Research from York University finds that even the smartest AI can’t match up to humans’ visual processing.
Deep convolutional neural networks (DCNNs) do not view things in the same way that humans do (through configural shape perception), which might be harmful in real-world AI applications. This is according to Professor James Elder, co-author of a York University study recently published in the journal iScience.
The study, which conducted by Elder, who holds the York Research Chair in Human and Computer Vision and is Co-Director of York’s Centre for AI & Society, and Nicholas Baker, an assistant psychology professor at Loyola College in Chicago and a former VISTA postdoctoral fellow at York, finds that deep learning models fail to capture the configural nature of human shape perception.
In order to investigate how the human brain and DCNNs perceive holistic, configural object properties, the research used novel visual stimuli known as “Frankensteins.”

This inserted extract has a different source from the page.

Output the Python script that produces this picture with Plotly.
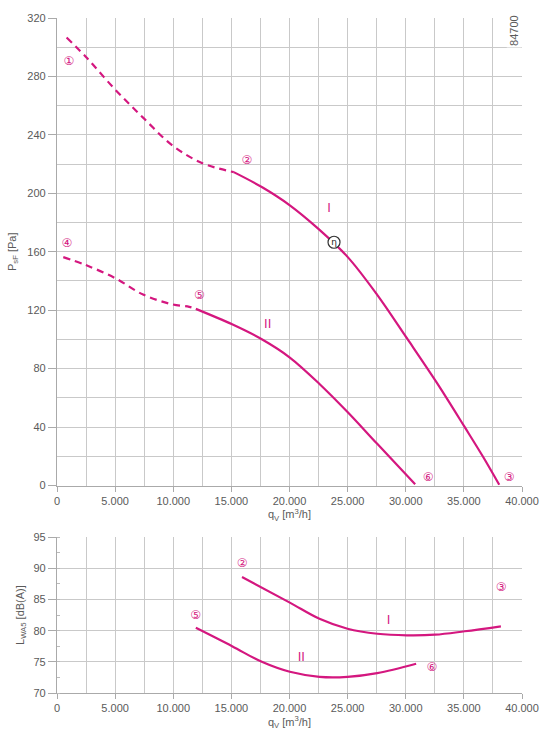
import plotly.graph_objects as go

MAG = "#d4177f"
GRID = "#c9c9c9"
TXT = "#5a5a5a"

# ---- Top chart: pressure curves (q_V in m3/h, p_sF in Pa)
I_dash_x = [825, 2580, 4993, 7404, 9957, 12511, 15206]
I_dash_y = [306.6, 292.6, 271.1, 251.8, 232.6, 220.6, 214.5]
I_sol_x = [15206, 17617, 20028, 22440, 24993, 27546, 30100, 32653, 35064, 36624, 38043]
I_sol_y = [214.5, 204.3, 191.8, 176.0, 156.5, 130.5, 100.8, 70.6, 40.1, 20.0, 0.5]

II_dash_x = [540, 2440, 4993, 7404, 9957, 11376, 11943]
II_dash_y = [156.3, 151.0, 142.0, 130.7, 123.9, 122.3, 120.9]
II_sol_x = [11943, 15064, 17617, 20028, 22580, 24993, 27546, 30809]
II_sol_y = [120.9, 110.3, 100.1, 87.6, 69.5, 50.3, 28.5, 0.9]

eta_x = [23830]
eta_y = [166.5]

# ---- Bottom chart: sound power (dB(A))
LI_x = [15915, 20028, 22580, 24993, 27546, 30100, 32511, 35064, 38185]
LI_y = [88.6, 84.5, 81.9, 80.3, 79.5, 79.25, 79.35, 79.9, 80.7]
LII_x = [11943, 15064, 17617, 20028, 22580, 24993, 27546, 30894]
LII_y = [80.45, 77.5, 75.0, 73.4, 72.6, 72.6, 73.2, 74.7]

# Labels
top_lbl_text = ["①", "②", "③", "④", "⑤", "⑥"]
top_lbl_x = [1021, 16340, 38894, 851, 12255, 31915]
top_lbl_y = [290.1, 222.2, 5.4, 165, 129.8, 5.4]
bot_lbl_text = ["②", "③", "⑤", "⑥"]
bot_lbl_x = [15915, 38213, 11915, 32255]
bot_lbl_y = [90.7, 86.9, 82.4, 74.0]
roman_text = ["I", "II"]
top_roman_x = [23404, 18128]
top_roman_y = [189.5, 110]
bot_roman_x = [28511, 21021]
bot_roman_y = [81.6, 75.7]

fig = go.Figure()

def line(x, y, xa, ya, dash=None):
    fig.add_trace(go.Scatter(
        x=x, y=y, mode="lines", xaxis=xa, yaxis=ya, hoverinfo="skip",
        line=dict(color=MAG, width=2.2, shape="spline", smoothing=1.0,
                  dash=dash if dash else "solid"),
        showlegend=False))

line(I_dash_x, I_dash_y, "x", "y", "7px,5px")
line(I_sol_x, I_sol_y, "x", "y")
line(II_dash_x, II_dash_y, "x", "y", "7px,5px")
line(II_sol_x, II_sol_y, "x", "y")
line(LI_x, LI_y, "x2", "y2")
line(LII_x, LII_y, "x2", "y2")

fig.add_trace(go.Scatter(
    x=eta_x, y=eta_y, mode="markers+text", text=["η"], textposition="middle center",
    textfont=dict(size=9, color="#222", family="DejaVu Sans"),
    marker=dict(size=12, color="white", line=dict(color="#333", width=1.2)),
    xaxis="x", yaxis="y", showlegend=False, hoverinfo="skip"))

fig.add_trace(go.Scatter(
    x=top_lbl_x, y=top_lbl_y, mode="text", text=top_lbl_text,
    textfont=dict(size=12, color=MAG, family="DejaVu Sans"),
    xaxis="x", yaxis="y", showlegend=False, hoverinfo="skip"))
fig.add_trace(go.Scatter(
    x=bot_lbl_x, y=bot_lbl_y, mode="text", text=bot_lbl_text,
    textfont=dict(size=12, color=MAG, family="DejaVu Sans"),
    xaxis="x2", yaxis="y2", showlegend=False, hoverinfo="skip"))
fig.add_trace(go.Scatter(
    x=top_roman_x, y=top_roman_y, mode="text", text=roman_text,
    textfont=dict(size=13, color=MAG, family="Liberation Sans"),
    xaxis="x", yaxis="y", showlegend=False, hoverinfo="skip"))
fig.add_trace(go.Scatter(
    x=bot_roman_x, y=bot_roman_y, mode="text", text=roman_text,
    textfont=dict(size=13, color=MAG, family="Liberation Sans"),
    xaxis="x2", yaxis="y2", showlegend=False, hoverinfo="skip"))

tickfont = dict(size=11, color=TXT, family="Liberation Sans")
common_x = dict(range=[0, 40000], tickmode="linear", tick0=0, dtick=5000,
                tickformat=",d", showgrid=True, gridcolor=GRID, gridwidth=1.2,
                minor=dict(dtick=2500, showgrid=True, gridcolor=GRID, gridwidth=1.2),
                ticks="outside", ticklen=5, tickcolor="#aaa",
                showline=True, linecolor="#aaa", linewidth=1.2,
                zeroline=False, tickfont=tickfont, fixedrange=True)

fig.update_layout(
    width=551, height=738,
    margin=dict(l=53, r=28, t=13, b=45),
    paper_bgcolor="white", plot_bgcolor="white",
    separators=",.",
    font=dict(family="Liberation Sans", color=TXT),
    xaxis=dict(**common_x, anchor="y", domain=[0, 1],
               title=dict(text="q<sub>V</sub> [m<sup>3</sup>/h]", font=dict(size=11, color=TXT), standoff=2)),
    yaxis=dict(range=[0, 320], domain=[0.3074, 1], anchor="x",
               tickmode="linear", tick0=0, dtick=40, showgrid=True, gridcolor=GRID, gridwidth=1.2,
               minor=dict(dtick=20, showgrid=True, gridcolor=GRID, gridwidth=1.2),
               ticks="outside", ticklen=8, tickcolor="#aaa",
               showline=True, linecolor="#aaa", linewidth=1.2, zeroline=False,
               tickfont=tickfont, fixedrange=True,
               title=dict(text="P<sub>sF</sub> [Pa]", font=dict(size=11, color=TXT), standoff=8)),
    xaxis2=dict(**common_x, anchor="y2", domain=[0, 1],
                title=dict(text="q<sub>V</sub> [m<sup>3</sup>/h]", font=dict(size=11, color=TXT), standoff=2)),
    yaxis2=dict(range=[70, 95], domain=[0, 0.2309], anchor="x2",
                tickmode="linear", tick0=70, dtick=5, showgrid=True, gridcolor=GRID, gridwidth=1.2,
                minor=dict(dtick=2.5, ticks="inside", ticklen=3, tickcolor="#bbb", showgrid=False),
                ticks="outside", ticklen=8, tickcolor="#aaa",
                showline=True, linecolor="#aaa", linewidth=1.2, zeroline=False,
                tickfont=tickfont, fixedrange=True,
                title=dict(text="L<sub>WA5</sub> [dB(A)]", font=dict(size=11, color=TXT), standoff=6)),
    annotations=[dict(text="84700", xref="paper", yref="paper", x=0.983, y=0.981,
                      xanchor="center", yanchor="middle",
                      showarrow=False, textangle=-90, bgcolor="white",
                      font=dict(size=11, color=TXT, family="Liberation Sans"))],
)

fig.write_html("out.html")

“Frankensteins are simply objects that have been taken apart and put back together the wrong way around,” says Elder. “As a result, they have all the right local features, but in the wrong places.”
The researchers discovered that whereas Frankensteins confuse the human visual system, DCNNs do not, revealing an insensitivity to configural object properties.
“Our results explain why deep AI models fail under certain conditions and point to the need to consider tasks beyond object recognition in order to understand visual processing in the brain,” Elder says. “These deep models tend to take ‘shortcuts’ when solving complex recognition tasks. While these shortcuts may work in many cases, they can be dangerous in some of the real-world AI applications we are currently working on with our industry and government partners,” Elder points out.
One such application is traffic video safety systems: “The objects in a busy traffic scene – the vehicles, bicycles, and pedestrians – obstruct each other and arrive at the eye of a driver as a jumble of disconnected fragments,” explains Elder. “The brain needs to correctly group those fragments to identify the correct categories and locations of the objects. An AI system for traffic safety monitoring that is only able to perceive the fragments individually will fail at this task, potentially misunderstanding risks to vulnerable road users.”
According to the researchers, modifications to training and architecture aimed at making networks more brain-like did not lead to configural processing, and none of the networks could accurately predict trial-by-trial human object judgments. “We speculate that to match human configurable sensitivity, networks must be trained to solve a broader range of object tasks beyond category recognition,” notes Elder.
Reference: “Deep learning models fail to capture the configural nature of human shape perception” by Nicholas Baker and James H. Elder, 11 August 2022, iScience.
The study was funded by the Natural Sciences and Engineering Research Council of Canada.
“The researchers discovered that whereas Frankensteins confuse the human visual system, DCNNs do not, revealing an insensitivity to configural object properties.”
I believe this is written incorrectly. To me it reads that DCNNs do not confuse the human visual system rather than stating that DCNNs are not confused by the disordered configural object properties of the Frankensteins.
DCNNs are confused by Frankensteins where as humans can reconstruct/recognize the image. Scattered pieces of a puzzle image should create the same problem for DCNNs but not so much for people.
No, it’s the other way around. Humans are correctly confused by chopped up images, whereas AIs don’t realize there is a problem because they just identify the patches that make up the object even if they’re in the wrong configuration.
“we employed a dataset of animal silhouettes and created a variant of this dataset that disrupts the configuration of each object while preserving local features. While human performance was impacted by this manipulation, DCNN performance was not, indicating insensitivity to object configuration.”